* Information supplied:
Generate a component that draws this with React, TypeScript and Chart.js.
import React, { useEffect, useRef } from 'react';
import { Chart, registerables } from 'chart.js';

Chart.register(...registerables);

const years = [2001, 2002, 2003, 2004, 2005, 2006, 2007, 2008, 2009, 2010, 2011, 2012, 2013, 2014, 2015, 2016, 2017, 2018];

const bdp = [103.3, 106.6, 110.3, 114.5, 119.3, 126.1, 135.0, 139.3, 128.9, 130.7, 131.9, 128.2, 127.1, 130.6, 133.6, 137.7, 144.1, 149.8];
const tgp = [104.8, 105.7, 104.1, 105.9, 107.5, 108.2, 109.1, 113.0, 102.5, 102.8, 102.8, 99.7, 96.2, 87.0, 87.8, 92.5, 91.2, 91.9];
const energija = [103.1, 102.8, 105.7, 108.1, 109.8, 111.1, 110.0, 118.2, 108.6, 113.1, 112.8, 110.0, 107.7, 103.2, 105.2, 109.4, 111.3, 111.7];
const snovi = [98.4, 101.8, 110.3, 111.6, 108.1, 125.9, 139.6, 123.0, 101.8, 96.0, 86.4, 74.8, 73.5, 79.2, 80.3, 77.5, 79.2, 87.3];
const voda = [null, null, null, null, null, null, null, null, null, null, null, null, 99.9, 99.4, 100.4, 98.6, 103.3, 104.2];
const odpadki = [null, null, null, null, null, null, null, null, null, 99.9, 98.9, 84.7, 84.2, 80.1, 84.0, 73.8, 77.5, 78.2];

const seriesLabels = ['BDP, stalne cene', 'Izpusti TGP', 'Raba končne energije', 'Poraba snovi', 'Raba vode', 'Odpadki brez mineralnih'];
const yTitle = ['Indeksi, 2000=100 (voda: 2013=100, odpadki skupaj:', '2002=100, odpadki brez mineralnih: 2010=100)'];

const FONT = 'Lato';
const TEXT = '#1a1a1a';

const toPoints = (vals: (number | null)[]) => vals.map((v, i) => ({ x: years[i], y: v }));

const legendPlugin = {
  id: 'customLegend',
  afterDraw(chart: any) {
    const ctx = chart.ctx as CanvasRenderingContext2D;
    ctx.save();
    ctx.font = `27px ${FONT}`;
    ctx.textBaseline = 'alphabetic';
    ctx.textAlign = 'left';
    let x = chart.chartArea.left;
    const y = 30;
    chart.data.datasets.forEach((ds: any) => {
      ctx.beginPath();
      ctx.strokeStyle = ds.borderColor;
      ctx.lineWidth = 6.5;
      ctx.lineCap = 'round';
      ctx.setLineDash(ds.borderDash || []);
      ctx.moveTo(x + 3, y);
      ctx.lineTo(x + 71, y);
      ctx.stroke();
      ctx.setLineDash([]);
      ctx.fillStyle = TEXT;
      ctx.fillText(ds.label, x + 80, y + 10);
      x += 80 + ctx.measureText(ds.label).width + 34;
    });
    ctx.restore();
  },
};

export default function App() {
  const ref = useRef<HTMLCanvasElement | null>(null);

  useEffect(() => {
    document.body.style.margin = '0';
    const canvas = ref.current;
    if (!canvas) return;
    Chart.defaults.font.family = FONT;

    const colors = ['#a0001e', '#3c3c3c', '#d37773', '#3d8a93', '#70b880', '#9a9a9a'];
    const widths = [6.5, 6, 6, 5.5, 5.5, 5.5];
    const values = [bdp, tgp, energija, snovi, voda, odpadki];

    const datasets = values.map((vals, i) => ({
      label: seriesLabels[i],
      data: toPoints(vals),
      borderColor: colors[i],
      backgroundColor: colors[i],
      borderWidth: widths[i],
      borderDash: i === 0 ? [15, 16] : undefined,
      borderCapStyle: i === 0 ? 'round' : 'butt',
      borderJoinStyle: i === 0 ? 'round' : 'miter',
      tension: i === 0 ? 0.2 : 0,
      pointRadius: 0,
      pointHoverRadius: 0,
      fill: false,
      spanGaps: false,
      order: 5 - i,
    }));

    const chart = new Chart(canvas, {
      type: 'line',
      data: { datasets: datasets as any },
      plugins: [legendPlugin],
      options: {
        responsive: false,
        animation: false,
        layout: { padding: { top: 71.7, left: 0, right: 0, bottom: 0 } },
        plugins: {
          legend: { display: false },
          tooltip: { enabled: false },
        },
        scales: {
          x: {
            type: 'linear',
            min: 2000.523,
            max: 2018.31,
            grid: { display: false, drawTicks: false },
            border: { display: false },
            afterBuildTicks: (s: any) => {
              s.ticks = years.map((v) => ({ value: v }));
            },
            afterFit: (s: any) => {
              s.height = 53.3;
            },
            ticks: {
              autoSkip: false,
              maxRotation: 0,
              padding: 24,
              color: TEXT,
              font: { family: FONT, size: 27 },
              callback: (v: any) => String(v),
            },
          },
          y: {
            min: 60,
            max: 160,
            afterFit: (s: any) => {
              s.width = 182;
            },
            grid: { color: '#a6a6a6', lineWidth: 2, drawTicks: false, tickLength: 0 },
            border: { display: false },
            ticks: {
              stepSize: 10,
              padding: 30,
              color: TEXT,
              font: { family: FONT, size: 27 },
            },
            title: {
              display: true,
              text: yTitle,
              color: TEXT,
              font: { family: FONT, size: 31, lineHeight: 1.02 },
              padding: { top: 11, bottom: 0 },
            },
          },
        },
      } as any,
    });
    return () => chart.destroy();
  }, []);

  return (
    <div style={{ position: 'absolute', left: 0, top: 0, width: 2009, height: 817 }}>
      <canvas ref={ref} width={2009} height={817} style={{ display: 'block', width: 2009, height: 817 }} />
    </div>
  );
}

---

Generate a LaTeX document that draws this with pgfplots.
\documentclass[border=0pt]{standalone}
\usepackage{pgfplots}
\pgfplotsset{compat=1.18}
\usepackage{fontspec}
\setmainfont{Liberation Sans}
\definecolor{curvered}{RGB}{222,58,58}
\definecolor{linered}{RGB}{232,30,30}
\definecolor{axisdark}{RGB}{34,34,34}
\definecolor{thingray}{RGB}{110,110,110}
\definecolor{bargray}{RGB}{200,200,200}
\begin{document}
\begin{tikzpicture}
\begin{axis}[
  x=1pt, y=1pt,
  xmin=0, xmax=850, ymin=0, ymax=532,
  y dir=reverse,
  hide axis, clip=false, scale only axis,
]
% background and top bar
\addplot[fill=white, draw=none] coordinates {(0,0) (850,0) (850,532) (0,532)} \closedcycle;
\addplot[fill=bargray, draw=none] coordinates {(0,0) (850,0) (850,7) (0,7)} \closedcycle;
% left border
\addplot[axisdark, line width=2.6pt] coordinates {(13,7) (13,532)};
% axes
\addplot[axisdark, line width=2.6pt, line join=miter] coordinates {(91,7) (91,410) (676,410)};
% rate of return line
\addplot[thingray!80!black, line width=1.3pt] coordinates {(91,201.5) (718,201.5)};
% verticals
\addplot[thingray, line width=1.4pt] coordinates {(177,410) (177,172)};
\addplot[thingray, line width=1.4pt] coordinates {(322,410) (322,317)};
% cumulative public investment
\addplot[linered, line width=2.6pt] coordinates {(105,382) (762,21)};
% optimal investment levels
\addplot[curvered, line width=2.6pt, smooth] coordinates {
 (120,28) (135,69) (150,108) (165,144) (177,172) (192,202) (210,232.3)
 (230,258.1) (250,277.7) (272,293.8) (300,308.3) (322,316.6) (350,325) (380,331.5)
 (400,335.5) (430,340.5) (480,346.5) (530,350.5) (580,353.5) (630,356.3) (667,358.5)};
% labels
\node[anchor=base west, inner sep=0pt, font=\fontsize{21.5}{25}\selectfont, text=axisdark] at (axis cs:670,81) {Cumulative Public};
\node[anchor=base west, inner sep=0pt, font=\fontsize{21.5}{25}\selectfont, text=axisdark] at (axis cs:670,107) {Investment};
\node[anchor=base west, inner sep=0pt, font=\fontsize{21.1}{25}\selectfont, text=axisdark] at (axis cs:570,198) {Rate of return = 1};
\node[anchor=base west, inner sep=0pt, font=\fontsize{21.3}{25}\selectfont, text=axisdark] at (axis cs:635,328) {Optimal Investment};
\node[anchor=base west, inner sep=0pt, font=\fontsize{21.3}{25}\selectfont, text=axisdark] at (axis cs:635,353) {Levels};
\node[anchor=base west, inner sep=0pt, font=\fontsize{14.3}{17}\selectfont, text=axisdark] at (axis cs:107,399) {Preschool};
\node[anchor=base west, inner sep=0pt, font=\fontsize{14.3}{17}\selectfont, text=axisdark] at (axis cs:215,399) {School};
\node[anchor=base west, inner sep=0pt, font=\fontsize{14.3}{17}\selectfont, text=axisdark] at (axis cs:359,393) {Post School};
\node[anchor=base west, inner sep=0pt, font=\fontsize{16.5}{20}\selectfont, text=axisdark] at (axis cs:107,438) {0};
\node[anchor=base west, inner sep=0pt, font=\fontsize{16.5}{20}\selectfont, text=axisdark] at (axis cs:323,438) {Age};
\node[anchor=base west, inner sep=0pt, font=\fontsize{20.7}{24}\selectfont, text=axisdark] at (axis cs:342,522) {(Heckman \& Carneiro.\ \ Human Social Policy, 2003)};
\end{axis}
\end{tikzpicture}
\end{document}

--

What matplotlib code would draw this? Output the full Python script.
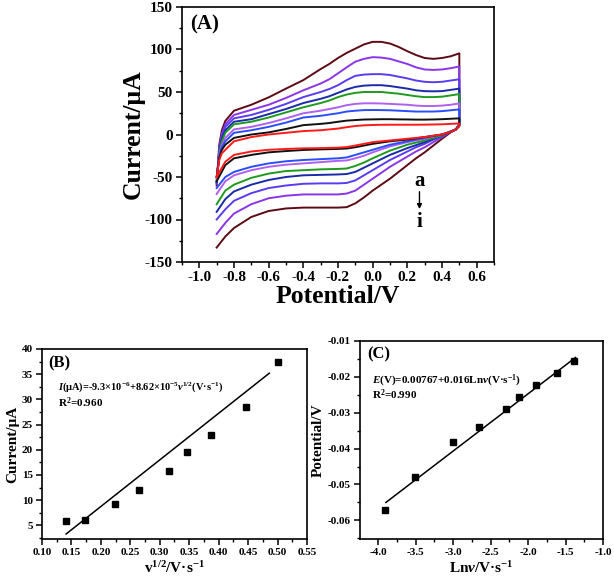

* Directions:
Look through the entries above and quote exactly the lines from the line with "Generate a component" to the line with "2016, 2017, 2018];", counting both of those lines.

* The output:
Generate a component that draws this with React, TypeScript and Chart.js.
import React, { useEffect, useRef } from 'react';
import { Chart, registerables } from 'chart.js';

Chart.register(...registerables);

const years = [2001, 2002, 2003, 2004, 2005, 2006, 2007, 2008, 2009, 2010, 2011, 2012, 2013, 2014, 2015, 2016, 2017, 2018];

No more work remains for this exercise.